Since the start of the pandemic, the federal government has been working diligently to help make coronavirus (COVID-19) vaccines available as soon as possible. While there are currently no approved vaccines available for COVID-19, it’s anticipated that there will be at least one approved vaccine available by the end of the year. Here’s what you should know about the vaccines.

Safety is a Priority: The United States vaccine safety system works to ensure that all vaccines, including the COVID-19 vaccines, are as safe as they can be. Clinical trials are currently being conducted with thousands of participants to determine the safety and efficacy of COVID-19 vaccines.

Emergency Use: It’s expected that COVID-19 vaccines will be used under the United States Food and Drug Administration’s (FDA) Emergency Use Authorization initially.

Specific Groups May Get the Vaccine First: Initially, there will be a limited number of vaccines available. Experts are working on a plan to distribute the vaccines fairly and ethically. The Centers for Disease Control and Prevention (CDC) will make recommendations on who should receive the vaccine first with the input it receives from the Advisory Committee on Immunization Practices.

Vaccines Will Become More Readily Available Over Time: Initially, there will be a limited number of vaccines available, but vaccine supply will steadily increase. The goal is to have enough vaccines available for every person as soon as possible. The government aims to have thousands of vaccine providers available, including doctors’ offices, hospitals, retail pharmacies, and federally-qualified health centers.

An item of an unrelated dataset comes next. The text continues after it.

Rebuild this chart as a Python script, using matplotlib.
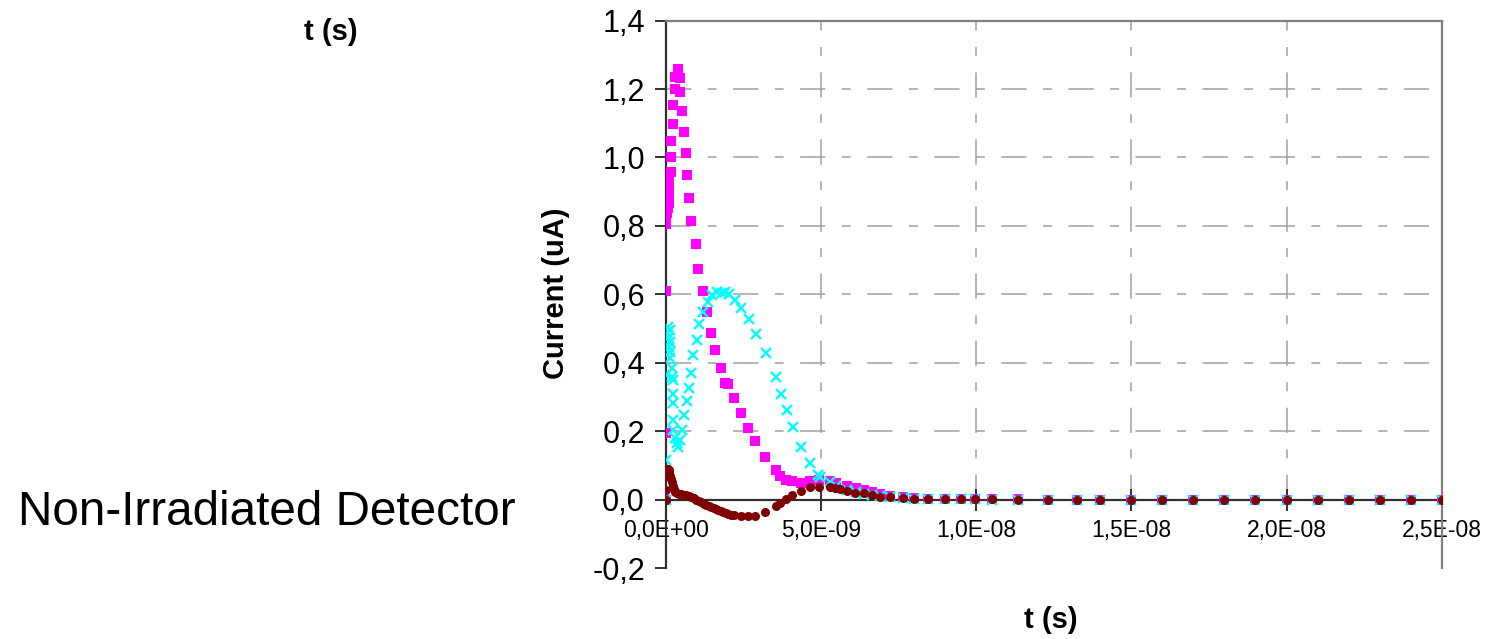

Vaccine Cost Will Not Be a Problem: Vaccine doses purchased with United States taxpayer money will be given to Americans free of charge. Vaccine providers will be allowed to charge an administration fee for providing the vaccine to someone, though. Providers will recover the cost of administration fees through an individual’s public or private insurance. Providers can receive reimbursement through Human Resources and Services Administration’s Provider Relief Fund for those who are uninsured.

Many Vaccines Are Being Developed: The CDC is working with organizations at all levels on vaccination programs. It’s anticipated that some vaccines will be ready and available before others. The CDC is working with each state on vaccine planning.

Vaccines May Not Be Recommended for Children: COVID-19 vaccines may not be recommended for kids at first. That’s because early clinical trials only involved adults who were not pregnant. This recommendation may change in the future as clinical trials expand the type of participants they include.

COVID-19 Vaccine Planning is Continuously Evolving: As new information becomes available, vaccine planning will continue to evolve. The CDC will update its website as further information becomes available.